#### [Exercise aim]
The data below should be printed in full, exactly, and without any of its images.

** BEGIN **

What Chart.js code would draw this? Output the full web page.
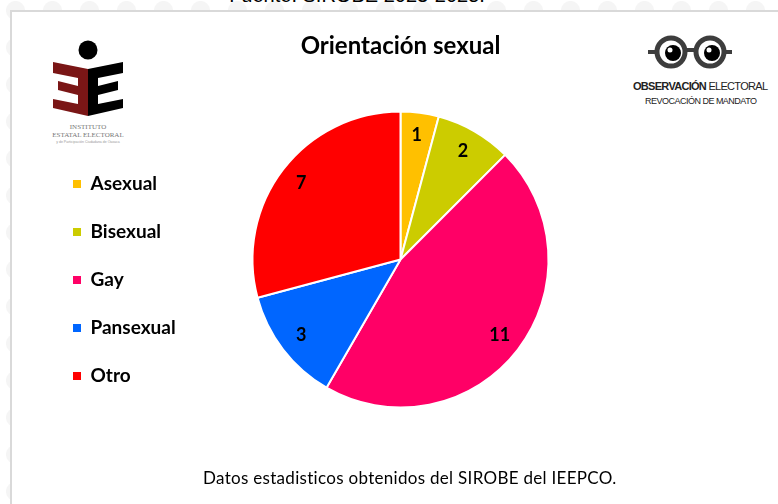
<!DOCTYPE html>
<html lang="es">
<head>
<meta charset="utf-8">
<title>Orientación sexual</title>
<script src="https://cdn.jsdelivr.net/npm/chart.js@4.4.1/dist/chart.umd.min.js"></script>
<style>
  html, body { margin: 0; padding: 0; }
  body {
    width: 778px; height: 504px; overflow: hidden; position: relative;
    background: #fff radial-gradient(circle, #f5f5f5 0 9px, transparent 10px) -3px -8px / 37px 37px;
    font-family: Lato, sans-serif;
  }
  #fuente {
    position: absolute; left: 0; width: 714px; top: -17px; text-align: center;
    font: 20px "Liberation Sans", Arial, sans-serif; color: #000; line-height: 24px;
  }
  #panel {
    position: absolute; left: 10px; top: 10px; width: 800px; height: 520px;
    background: #fff; border: 2px solid #d9d9d9; box-sizing: border-box;
  }
  #chart { position: absolute; left: 0; top: 0; }
  #nota {
    position: absolute; left: 203px; top: 467px; font: 17px Lato, sans-serif; color: #000;
    letter-spacing: 0.3px; white-space: nowrap;
  }
  svg { position: absolute; }
</style>
</head>
<body>
<div id="fuente">Fuente: SIROBE 2023-2025.</div>
<div id="panel"></div>

<!-- logo IEEPCO -->
<svg style="left:44px;top:38px" width="90" height="110" viewBox="0 0 90 110">
  <circle cx="44" cy="12" r="9.5" fill="#000"/>
  <polygon points="9,24 44,31 44,78 9,70 9,61 34,66 34,57 14,52 14,43 34,48 34,40 9,35" fill="#7a1616"/>
  <polygon points="44,31 79,24 79,35 54,40 54,48 74,43 74,52 54,57 54,66 79,61 79,70 44,78" fill="#000"/>
  <text x="44" y="91" text-anchor="middle" font-family="Liberation Serif" font-size="7" fill="#777">INSTITUTO</text>
  <text x="44" y="99" text-anchor="middle" font-family="Liberation Serif" font-size="7" fill="#777">ESTATAL ELECTORAL</text>
  <text x="44" y="105" text-anchor="middle" font-family="Liberation Sans" font-size="3.5" fill="#999">y de Participación Ciudadana de Oaxaca</text>
</svg>

<!-- logo Observación Electoral -->
<svg style="left:628px;top:30px" width="145" height="80" viewBox="0 0 145 80">
  <line x1="20" y1="22" x2="28" y2="22" stroke="#3d3d3d" stroke-width="4"/>
  <line x1="57" y1="20" x2="67" y2="20" stroke="#3d3d3d" stroke-width="4"/>
  <line x1="96" y1="22" x2="104" y2="22" stroke="#3d3d3d" stroke-width="4"/>
  <circle cx="43" cy="22" r="14" fill="#fff" stroke="#3d3d3d" stroke-width="5"/>
  <circle cx="82" cy="22" r="14" fill="#fff" stroke="#3d3d3d" stroke-width="5"/>
  <circle cx="45" cy="23" r="8" fill="#000"/>
  <circle cx="84" cy="23" r="8" fill="#000"/>
  <circle cx="42" cy="20" r="2.5" fill="#fff"/>
  <circle cx="81" cy="20" r="2.5" fill="#fff"/>
  <text x="5" y="60" font-family="Liberation Sans Narrow, Liberation Sans" font-size="11" font-weight="bold" fill="#222" textLength="135">OBSERVACIÓN <tspan font-weight="normal">ELECTORAL</tspan></text>
  <text x="17" y="74" font-family="Liberation Sans Narrow, Liberation Sans" font-size="9" fill="#222" textLength="112">REVOCACIÓN DE MANDATO</text>
</svg>

<canvas id="chart" width="778" height="504"></canvas>
<div id="nota">Datos estadisticos obtenidos del SIROBE del IEEPCO.</div>

<script>
const categorias = ['Asexual', 'Bisexual', 'Gay', 'Pansexual', 'Otro']
const valores = [1, 2, 11, 3, 7]
const colores = ['#FFC000', '#CCCC00', '#FF0066', '#0066FF', '#FF0000']

// etiquetas de valor dentro de cada rebanada
const etiquetasPlugin = {
  id: 'etiquetas',
  afterDatasetsDraw(chart) {
    const { ctx } = chart
    const meta = chart.getDatasetMeta(0)
    ctx.save()
    ctx.font = 'bold 18px Lato'
    ctx.fillStyle = '#000'
    ctx.textAlign = 'center'
    ctx.textBaseline = 'middle'
    meta.data.forEach((arc, i) => {
      const { x, y, startAngle, endAngle, outerRadius } = arc.getProps(['x', 'y', 'startAngle', 'endAngle', 'outerRadius'], true)
      const mid = (startAngle + endAngle) / 2
      const r = outerRadius * 0.845
      ctx.fillText(valores[i], x + Math.cos(mid) * r, y + Math.sin(mid) * r)
    })
    ctx.restore()
  }
}

// ancho de la leyenda, para dejar el pastel centrado en x = 400
const medir = document.createElement('canvas').getContext('2d')
medir.font = 'bold 19px Lato'
const textoMax = Math.max(...categorias.map(c => medir.measureText(c).width))
const anchoLeyenda = 29 + 8 + 9.5 + textoMax + 10
const izq = 44
const der = 778 - (801 - izq - anchoLeyenda)

const baseLabels = Chart.overrides.pie.plugins.legend.labels.generateLabels

new Chart(document.getElementById('chart'), {
  type: 'pie',
  data: {
    labels: categorias,
    datasets: [{
      data: valores,
      backgroundColor: colores,
      borderColor: '#fff',
      borderWidth: 2
    }]
  },
  options: {
    responsive: false,
    animation: false,
    radius: 148,
    layout: { padding: { left: izq, right: der, top: 0, bottom: 44.6 } },
    plugins: {
      tooltip: { enabled: false },
      title: {
        display: true,
        fullSize: false,
        text: 'Orientación sexual',
        color: '#000',
        font: { family: 'Lato', size: 24, weight: 'bold', lineHeight: 1.15 },
        padding: { top: 32, bottom: 0 }
      },
      legend: {
        position: 'left',
        fullSize: false,
        title: { display: true, text: '', font: { size: 10, lineHeight: 1 }, padding: { top: 31, bottom: 0 } },
        labels: {
          boxWidth: 8,
          boxHeight: 8,
          padding: 29,
          color: '#000',
          font: { family: 'Lato', size: 19, weight: 'bold' },
          generateLabels: chart => baseLabels(chart).map(item => ({ ...item, lineWidth: 0 }))
        }
      }
    }
  },
  plugins: [etiquetasPlugin]
})
</script>
</body>
</html>
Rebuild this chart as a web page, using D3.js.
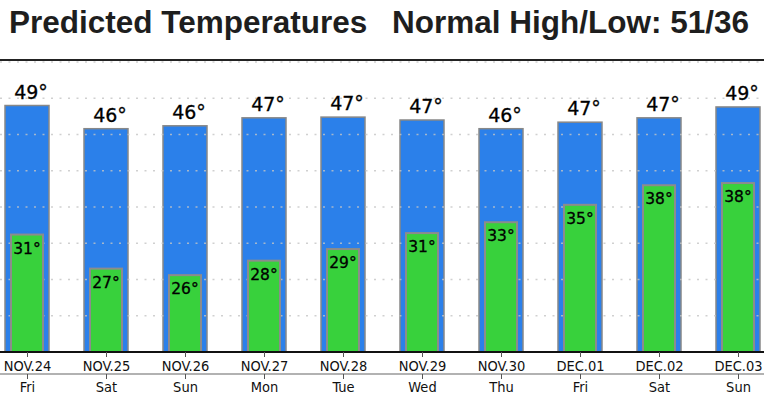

** END **

#### [Answer to this problem]
What Chart.js code would draw this? Output the full web page.
<!DOCTYPE html>
<html lang="es">
<head>
<meta charset="utf-8">
<title>Orientación sexual</title>
<script src="https://cdn.jsdelivr.net/npm/chart.js@4.4.1/dist/chart.umd.min.js"></script>
<style>
  html, body { margin: 0; padding: 0; }
  body {
    width: 778px; height: 504px; overflow: hidden; position: relative;
    background: #fff radial-gradient(circle, #f5f5f5 0 9px, transparent 10px) -3px -8px / 37px 37px;
    font-family: Lato, sans-serif;
  }
  #fuente {
    position: absolute; left: 0; width: 714px; top: -17px; text-align: center;
    font: 20px "Liberation Sans", Arial, sans-serif; color: #000; line-height: 24px;
  }
  #panel {
    position: absolute; left: 10px; top: 10px; width: 800px; height: 520px;
    background: #fff; border: 2px solid #d9d9d9; box-sizing: border-box;
  }
  #chart { position: absolute; left: 0; top: 0; }
  #nota {
    position: absolute; left: 203px; top: 467px; font: 17px Lato, sans-serif; color: #000;
    letter-spacing: 0.3px; white-space: nowrap;
  }
  svg { position: absolute; }
</style>
</head>
<body>
<div id="fuente">Fuente: SIROBE 2023-2025.</div>
<div id="panel"></div>

<!-- logo IEEPCO -->
<svg style="left:44px;top:38px" width="90" height="110" viewBox="0 0 90 110">
  <circle cx="44" cy="12" r="9.5" fill="#000"/>
  <polygon points="9,24 44,31 44,78 9,70 9,61 34,66 34,57 14,52 14,43 34,48 34,40 9,35" fill="#7a1616"/>
  <polygon points="44,31 79,24 79,35 54,40 54,48 74,43 74,52 54,57 54,66 79,61 79,70 44,78" fill="#000"/>
  <text x="44" y="91" text-anchor="middle" font-family="Liberation Serif" font-size="7" fill="#777">INSTITUTO</text>
  <text x="44" y="99" text-anchor="middle" font-family="Liberation Serif" font-size="7" fill="#777">ESTATAL ELECTORAL</text>
  <text x="44" y="105" text-anchor="middle" font-family="Liberation Sans" font-size="3.5" fill="#999">y de Participación Ciudadana de Oaxaca</text>
</svg>

<!-- logo Observación Electoral -->
<svg style="left:628px;top:30px" width="145" height="80" viewBox="0 0 145 80">
  <line x1="20" y1="22" x2="28" y2="22" stroke="#3d3d3d" stroke-width="4"/>
  <line x1="57" y1="20" x2="67" y2="20" stroke="#3d3d3d" stroke-width="4"/>
  <line x1="96" y1="22" x2="104" y2="22" stroke="#3d3d3d" stroke-width="4"/>
  <circle cx="43" cy="22" r="14" fill="#fff" stroke="#3d3d3d" stroke-width="5"/>
  <circle cx="82" cy="22" r="14" fill="#fff" stroke="#3d3d3d" stroke-width="5"/>
  <circle cx="45" cy="23" r="8" fill="#000"/>
  <circle cx="84" cy="23" r="8" fill="#000"/>
  <circle cx="42" cy="20" r="2.5" fill="#fff"/>
  <circle cx="81" cy="20" r="2.5" fill="#fff"/>
  <text x="5" y="60" font-family="Liberation Sans Narrow, Liberation Sans" font-size="11" font-weight="bold" fill="#222" textLength="135">OBSERVACIÓN <tspan font-weight="normal">ELECTORAL</tspan></text>
  <text x="17" y="74" font-family="Liberation Sans Narrow, Liberation Sans" font-size="9" fill="#222" textLength="112">REVOCACIÓN DE MANDATO</text>
</svg>

<canvas id="chart" width="778" height="504"></canvas>
<div id="nota">Datos estadisticos obtenidos del SIROBE del IEEPCO.</div>

<script>
const categorias = ['Asexual', 'Bisexual', 'Gay', 'Pansexual', 'Otro']
const valores = [1, 2, 11, 3, 7]
const colores = ['#FFC000', '#CCCC00', '#FF0066', '#0066FF', '#FF0000']

// etiquetas de valor dentro de cada rebanada
const etiquetasPlugin = {
  id: 'etiquetas',
  afterDatasetsDraw(chart) {
    const { ctx } = chart
    const meta = chart.getDatasetMeta(0)
    ctx.save()
    ctx.font = 'bold 18px Lato'
    ctx.fillStyle = '#000'
    ctx.textAlign = 'center'
    ctx.textBaseline = 'middle'
    meta.data.forEach((arc, i) => {
      const { x, y, startAngle, endAngle, outerRadius } = arc.getProps(['x', 'y', 'startAngle', 'endAngle', 'outerRadius'], true)
      const mid = (startAngle + endAngle) / 2
      const r = outerRadius * 0.845
      ctx.fillText(valores[i], x + Math.cos(mid) * r, y + Math.sin(mid) * r)
    })
    ctx.restore()
  }
}

// ancho de la leyenda, para dejar el pastel centrado en x = 400
const medir = document.createElement('canvas').getContext('2d')
medir.font = 'bold 19px Lato'
const textoMax = Math.max(...categorias.map(c => medir.measureText(c).width))
const anchoLeyenda = 29 + 8 + 9.5 + textoMax + 10
const izq = 44
const der = 778 - (801 - izq - anchoLeyenda)

const baseLabels = Chart.overrides.pie.plugins.legend.labels.generateLabels

new Chart(document.getElementById('chart'), {
  type: 'pie',
  data: {
    labels: categorias,
    datasets: [{
      data: valores,
      backgroundColor: colores,
      borderColor: '#fff',
      borderWidth: 2
    }]
  },
  options: {
    responsive: false,
    animation: false,
    radius: 148,
    layout: { padding: { left: izq, right: der, top: 0, bottom: 44.6 } },
    plugins: {
      tooltip: { enabled: false },
      title: {
        display: true,
        fullSize: false,
        text: 'Orientación sexual',
        color: '#000',
        font: { family: 'Lato', size: 24, weight: 'bold', lineHeight: 1.15 },
        padding: { top: 32, bottom: 0 }
      },
      legend: {
        position: 'left',
        fullSize: false,
        title: { display: true, text: '', font: { size: 10, lineHeight: 1 }, padding: { top: 31, bottom: 0 } },
        labels: {
          boxWidth: 8,
          boxHeight: 8,
          padding: 29,
          color: '#000',
          font: { family: 'Lato', size: 19, weight: 'bold' },
          generateLabels: chart => baseLabels(chart).map(item => ({ ...item, lineWidth: 0 }))
        }
      }
    }
  },
  plugins: [etiquetasPlugin]
})
</script>
</body>
</html>
Rebuild this chart as a web page, using D3.js.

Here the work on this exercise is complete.